1996 yılında, o dönem Akit gazetesinde çalışan Serdar Arseven ağabeye konuşan Harry Ojalva, başka hiç kimsenin dillendirmediği İsmet İnönü’nün hazineden tahsisat ayırarak kiraladı “Sakarya Gemisi” hakkında şunları söylemişti:
“Özellikle İsmet Paşa’yı minnetle anmak istiyorum. 1940’tan itibaren İsmet Paşa öncülüğünde yürütülen çok önemli çalışmalar var. Bugünkü İsrail'in temellerinin atılmasında en büyük katkı cennetmekan İsmet İnönü'den gelmiştir. Sağolsunlar İsmet Paşa’nın öncülüğünde yüzlerce Yahudi kamptan alınıyor. İsmet İnönü bir takım yöntemlerle, Suriye ve Irak’taki Yahudileri de Türkiye’ye getiriyor. Diğer ülkelerden İsrail’e transfer yapılmasına Araplar karşı çıkıyordu. Arapların bu baskısından kurtulmak için Türkiye’nin bize çok yardımı oldu. Bu kişiler Türkiye’ye vizesiz ve pasaportsuz sokuluyor. İstanbul Emniyet Müdürlüğü’nde belgeler tanzim ediliyordu. Bu Yahudilerin büyük bir bölümü, İsrail’e transfer oldu. Mesela bir gemi olayı var ki... Tüyleriniz diken diken olur. Bana cemaat aracılığıyla bir mektup ulaştı. Bu mektupta yer alan bilgilerden yola çıkarak Sakarya gemisini aradım. Ve buldum. Bu gemi Türkiye’nin. l943 senesine kadar devamlı bir şekilde İsrail’e sefer yapmıştır. Bu gemi maalesef l943 senesinde battı.”
Evet!
İsrail’e Yahudi transferi, sözde Akdeniz’e “krom” taşıyan Sakarya gemisi batana kadar sürdü.
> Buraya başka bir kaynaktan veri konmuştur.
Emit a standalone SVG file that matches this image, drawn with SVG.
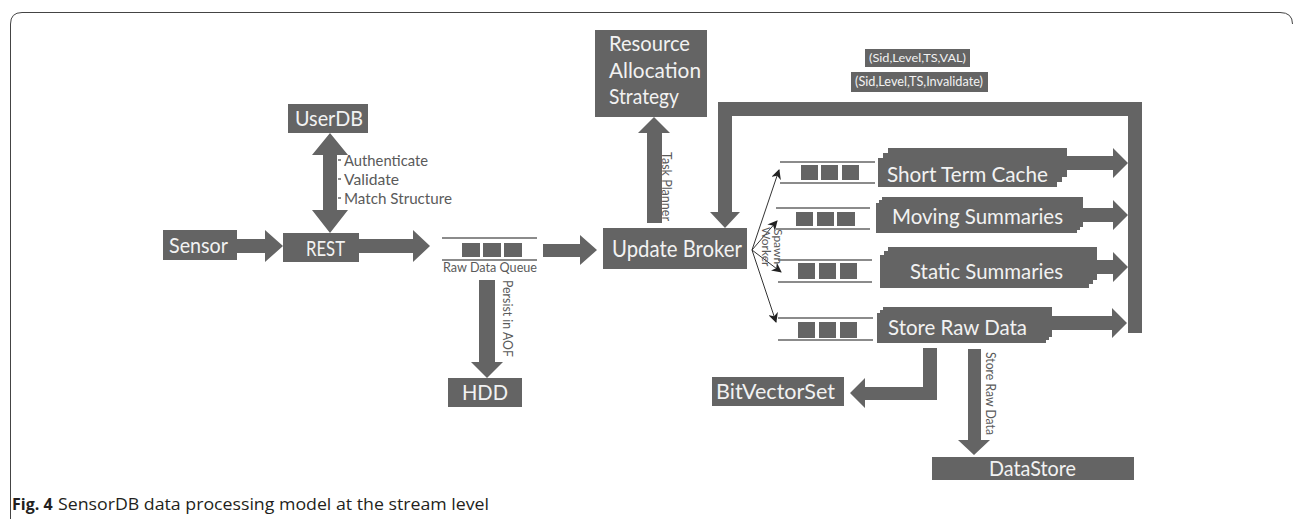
<svg xmlns="http://www.w3.org/2000/svg" width="1293" height="519" viewBox="0 0 1293 519">
<style>
.box{fill:#646464}
.arr{fill:#646464}
.bt{font-family:Lato,"Open Sans",sans-serif;fill:#f2f2f2}
.lbl{font-family:Lato,"Open Sans",sans-serif;fill:#5a5a5a}
.ql{stroke:#646464;stroke-width:1.5}
.sp{stroke:#333;stroke-width:1;fill:none}
.cap{font-family:"Open Sans","Noto Sans",sans-serif;font-size:16px;fill:#231f20}
</style>
<defs>
<marker id="ah" viewBox="0 0 10 10" refX="9" refY="5" markerWidth="10" markerHeight="10" orient="auto" markerUnits="userSpaceOnUse">
<path d="M0,0 L10,5 L0,10 L3,5 z" fill="#222"/>
</marker>
</defs>
<rect width="1293" height="519" fill="#fff"/>
<path d="M10.5,519 V24 Q10.5,12.5 22,12.5 H1280 Q1292.5,12.5 1292.5,24" fill="none" stroke="#444" stroke-width="1"/>

<g id="connectors">
<polygon class="arr" points="237,239 265,239 265,230 283,246 265,262 265,253 237,253"/>
<polygon class="arr" points="359,239 413,239 413,230 430,246 413,262 413,253 359,253"/>
<polygon class="arr" points="543,244 580,244 580,235 597,250 580,265 580,257 543,257"/>
<polygon class="arr" points="330,133 348,155 337,155 337,210 348,210 330,233 312,210 323,210 323,155 312,155"/>
<line x1="338" y1="160" x2="341" y2="160" class="ql" stroke-width="1"/>
<line x1="338" y1="179" x2="341" y2="179" class="ql" stroke-width="1"/>
<line x1="338" y1="198" x2="341" y2="198" class="ql" stroke-width="1"/>
<polygon class="arr" points="479,280 495,280 495,362 503,362 487,378 471,362 479,362"/>
<polygon class="arr" points="647,223 662,223 662,133 670,133 654,117 638,133 647,133"/>
<polygon class="arr" points="1142,333 1142,102 718,102 718,212 710,212 725,228 740,212 732,212 732,116 1128,116 1128,333"/>
<polygon class="arr" points="1060,156 1113,156 1113,148 1128,163 1113,178 1113,170 1060,170"/>
<polygon class="arr" points="1080,208 1113,208 1113,200 1128,215 1113,230 1113,222 1080,222"/>
<polygon class="arr" points="1092,260 1113,260 1113,252 1128,267 1113,282 1113,274 1092,274"/>
<polygon class="arr" points="1048,316 1112,316 1112,308 1127,323 1112,338 1112,330 1048,330"/>
<polygon class="arr" points="937,348 923,348 923,387 865,387 865,378 850,393 865,408 865,400 937,400"/>
<polygon class="arr" points="968,349 981,349 981,440 990,440 974,455 958,440 968,440"/>
<line class="sp" x1="752" y1="250" x2="779" y2="170" marker-end="url(#ah)"/>
<line class="sp" x1="752" y1="250" x2="777" y2="221" marker-end="url(#ah)"/>
<line class="sp" x1="752" y1="250" x2="781" y2="272" marker-end="url(#ah)"/>
<line class="sp" x1="752" y1="250" x2="776" y2="322" marker-end="url(#ah)"/>
<text class="lbl" font-size="15" x="344" y="166" textLength="84" lengthAdjust="spacingAndGlyphs">Authenticate</text>
<text class="lbl" font-size="15" x="344" y="185" textLength="55" lengthAdjust="spacingAndGlyphs">Validate</text>
<text class="lbl" font-size="15" x="344" y="204" textLength="108" lengthAdjust="spacingAndGlyphs">Match Structure</text>
<text class="lbl" font-size="14" transform="translate(503,280) rotate(90)" textLength="77" lengthAdjust="spacingAndGlyphs">Persist in AOF</text>
<text class="lbl" font-size="13" transform="translate(662,152) rotate(90)" textLength="69" lengthAdjust="spacingAndGlyphs">Task Planner</text>
<text class="lbl" font-size="12" transform="translate(774,229) rotate(90)">Spawn</text>
<text class="lbl" font-size="12" transform="translate(762,227) rotate(90)">Worker</text>
<text class="lbl" font-size="13" transform="translate(986,352) rotate(90)" textLength="83" lengthAdjust="spacingAndGlyphs">Store Raw Data</text>
</g>

<g id="sensor"><rect class="box" x="163" y="230" width="74" height="30"/><text class="bt" font-size="21" x="169" y="253" textLength="59" lengthAdjust="spacingAndGlyphs">Sensor</text></g>
<g id="rest"><rect class="box" x="283" y="233" width="76" height="29"/><text class="bt" font-size="21" x="306" y="256" textLength="39" lengthAdjust="spacingAndGlyphs">REST</text></g>
<g id="userdb"><rect class="box" x="288" y="104" width="80" height="29"/><text class="bt" font-size="21" x="295" y="126" textLength="68" lengthAdjust="spacingAndGlyphs">UserDB</text></g>

<g id="rawqueue">
<line class="ql" x1="442" y1="238" x2="537" y2="238"/><line class="ql" x1="442" y1="260" x2="537" y2="260"/>
<rect class="box" x="462" y="243" width="18" height="14"/><rect class="box" x="483" y="243" width="18" height="14"/><rect class="box" x="504" y="243" width="18" height="14"/>
<text class="lbl" font-size="13" x="443" y="272" textLength="94" lengthAdjust="spacingAndGlyphs">Raw Data Queue</text>
</g>
<g id="hdd"><rect class="box" x="448" y="378" width="74" height="29"/><text class="bt" font-size="21" x="462" y="400" textLength="46" lengthAdjust="spacingAndGlyphs">HDD</text></g>
<g id="broker"><rect class="box" x="603" y="228" width="144" height="41"/><text class="bt" font-size="23" x="612" y="257" textLength="130" lengthAdjust="spacingAndGlyphs">Update Broker</text></g>
<g id="resource"><rect class="box" x="595" y="30" width="112" height="87"/>
<text class="bt" font-size="21" x="609" y="51" textLength="81" lengthAdjust="spacingAndGlyphs">Resource</text><text class="bt" font-size="21" x="609" y="78" textLength="92" lengthAdjust="spacingAndGlyphs">Allocation</text><text class="bt" font-size="21" x="609" y="104" textLength="70" lengthAdjust="spacingAndGlyphs">Strategy</text></g>

<g id="labels">
<rect class="box" x="865" y="49" width="105" height="18"/><text class="bt" font-size="12" x="869" y="62" textLength="97" lengthAdjust="spacingAndGlyphs">(Sid,Level,TS,VAL)</text>
<rect class="box" x="851" y="72" width="137" height="20"/><text class="bt" font-size="13" x="855" y="86" textLength="128" lengthAdjust="spacingAndGlyphs">(Sid,Level,TS,Invalidate)</text>
</g>

<g id="q1">
<line class="ql" x1="780" y1="162" x2="875" y2="162"/><line class="ql" x1="780" y1="183" x2="875" y2="183"/>
<rect class="box" x="801" y="165" width="17" height="15"/><rect class="box" x="821" y="165" width="17" height="15"/><rect class="box" x="842" y="165" width="17" height="15"/>
</g>
<g id="q2">
<line class="ql" x1="776" y1="208" x2="870" y2="208"/><line class="ql" x1="776" y1="229" x2="870" y2="229"/>
<rect class="box" x="796" y="212" width="17" height="14"/><rect class="box" x="817" y="212" width="17" height="14"/><rect class="box" x="837" y="212" width="18" height="14"/>
</g>
<g id="q3">
<line class="ql" x1="778" y1="260" x2="872" y2="260"/><line class="ql" x1="778" y1="282" x2="872" y2="282"/>
<rect class="box" x="798" y="263" width="17" height="16"/><rect class="box" x="819" y="263" width="17" height="16"/><rect class="box" x="840" y="263" width="17" height="16"/>
</g>
<g id="q4">
<line class="ql" x1="778" y1="318" x2="873" y2="318"/><line class="ql" x1="778" y1="340" x2="873" y2="340"/>
<rect class="box" x="798" y="322" width="17" height="16"/><rect class="box" x="819" y="322" width="17" height="16"/><rect class="box" x="840" y="322" width="17" height="16"/>
</g>

<g id="shortterm">
<rect class="box" x="888" y="148" width="179" height="29"/><rect class="box" x="883" y="153" width="179" height="29"/><rect class="box" x="878" y="158" width="179" height="29"/>
<text class="bt" font-size="21" x="887" y="182" textLength="161" lengthAdjust="spacingAndGlyphs">Short Term Cache</text></g>
<g id="moving">
<rect class="box" x="882" y="197" width="201" height="30"/><rect class="box" x="879" y="200" width="201" height="30"/><rect class="box" x="876" y="203" width="201" height="30"/>
<text class="bt" font-size="21" x="892" y="224" textLength="171" lengthAdjust="spacingAndGlyphs">Moving Summaries</text></g>
<g id="static">
<rect class="box" x="888" y="247" width="209" height="33"/><rect class="box" x="884" y="251" width="209" height="33"/><rect class="box" x="880" y="255" width="209" height="33"/>
<text class="bt" font-size="21" x="910" y="279" textLength="153" lengthAdjust="spacingAndGlyphs">Static Summaries</text></g>
<g id="storeraw">
<rect class="box" x="883" y="307" width="169" height="30"/><rect class="box" x="880" y="310" width="169" height="30"/><rect class="box" x="877" y="313" width="169" height="30"/>
<text class="bt" font-size="21" x="888" y="335" textLength="139" lengthAdjust="spacingAndGlyphs">Store Raw Data</text></g>

<g id="bitvector"><rect class="box" x="712" y="377" width="132" height="29"/><text class="bt" font-size="21" x="716" y="399" textLength="119" lengthAdjust="spacingAndGlyphs">BitVectorSet</text></g>
<g id="datastore"><rect class="box" x="932" y="457" width="202" height="23"/><text class="bt" font-size="21" x="989" y="476" textLength="87" lengthAdjust="spacingAndGlyphs">DataStore</text></g>

<text class="cap" x="12" y="510"><tspan font-weight="bold">Fig. 4</tspan><tspan x="58" textLength="431" lengthAdjust="spacingAndGlyphs">SensorDB data processing model at the stream level</tspan></text>
</svg>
Bu zorunlu göç sayesinde Türkiye’deki Yahudi nüfusu 25 binlere kadar düşerken, Filistin topraklarında bir “Yahudi devleti” kurmaya yetecek insan potansiyeli oluşturuldu.
14 Mayıs 1948’de İsrail devleti kurulduğunda ise İnönü yönetimindeki Türkiye, biraz da Marshall yardımlarının etkisiyle, İsrail’i tanıyan ilk Müslüman devlet oldu.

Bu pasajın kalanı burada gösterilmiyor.